My sister used to do a lot of cross stitch projects. She framed them and they made beautiful gifts for birthdays or Christmas. I have a scripture cross stitch hanging where I can see it every day. It says, “For I have learned in whatever state I am to be content.” (Philippians 4:11)

Many of you may know that statement. The Apostle Paul was in prison when he wrote this letter to the Philippians. I’ve known this verse a long time and have often wondered how he could ever say he was content in jail. Paul must have been delusional, or at least the translation was off. Maybe he really wrote that he was resolved or resolute.

Nope. Content is the word. Really? Content? So I should be content in whatever state I am? How is that possible? Maybe I don’t understand what content really means. According to Merriam-Webster.com:

Adj: in a state of peaceful happiness

Noun: a state of satisfaction

Synonyms: contented, gratified, happy, pleased, satisfied

No way. I can’t begin to be content in every circumstance. I’m too easily frustrated and too easily wounded. I am not alone. As I looked around at others sharing my life’s journey, I see many of friends, neighbors, and even those in line at the grocery who are just like me – discontented, dissatisfied, and unhappy.

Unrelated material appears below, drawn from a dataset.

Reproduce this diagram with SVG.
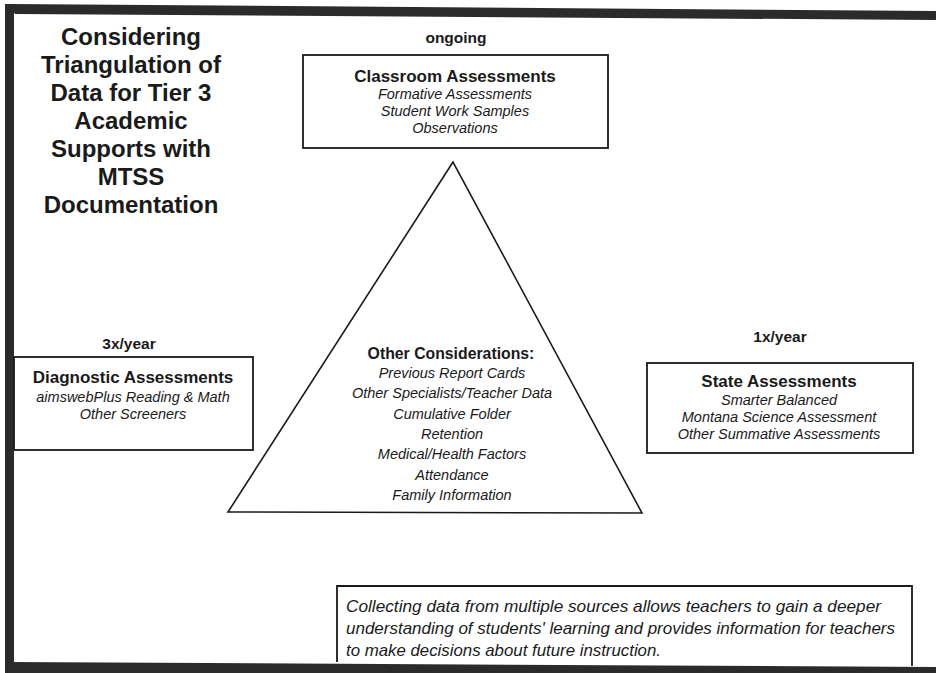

In the wake of this highly charged Christmas season, I realize God has been confronting me with this passage at every turn. Tired? Be content. Overwhelmed? Be content. As soon as that voice in my head starts to scream, God’s still, quiet voice breaks through. It’s not easy, but with His help, it is possible.

I think that’s why I’ve never understood this passage before. I thought there was something I had to do or something that was missing in my character. As usual, I thought it was all about me and a flaw in who I am. Perhaps some people are just hard-wired to be more content than others. Their temperament must allow for them to be more easy-going and calm. The truth is that it’s a spiritual issue. I’m looking at my situation though world-weary eyes. My eyes don’t see clearly and I am deceived at every turn when I rely on my own vision. When I rest in God and meditate on Him, I can be content.

I’d love to tell you the change in my heart changes my physical frustrations. Most of the time, It doesn’t. Just like Paul, I’m still “in prison”. I’m still captive to the chaos of this world as long as my feet walk this earth. My spirit, however, is free. I can find peace, solace, gratification and satisfaction in every situation. The solution is in another letter the Apostle Paul wrote to the Galatians:

I have been crucified with Christ; it is no longer I who live, but Christ who lives in me. (2:19)

Christ who lives in me.” The Spirit who is the fulfillment of God’s promises lives in me. That’s how I can be content. I relinquish my sight to the Spirit’s direction and find contentment.

Isn’t that what we all really want for Christmas and for the New Year? Don’t we all long to be happy and to make those around us happy? I know I do. So, right now, right here, today and every day, I renew a relinquishing of my will to the Spirit’s will. It’s the best gift I can give myself and the people around me.

For I have learned (am learning) to be content in every circumstance.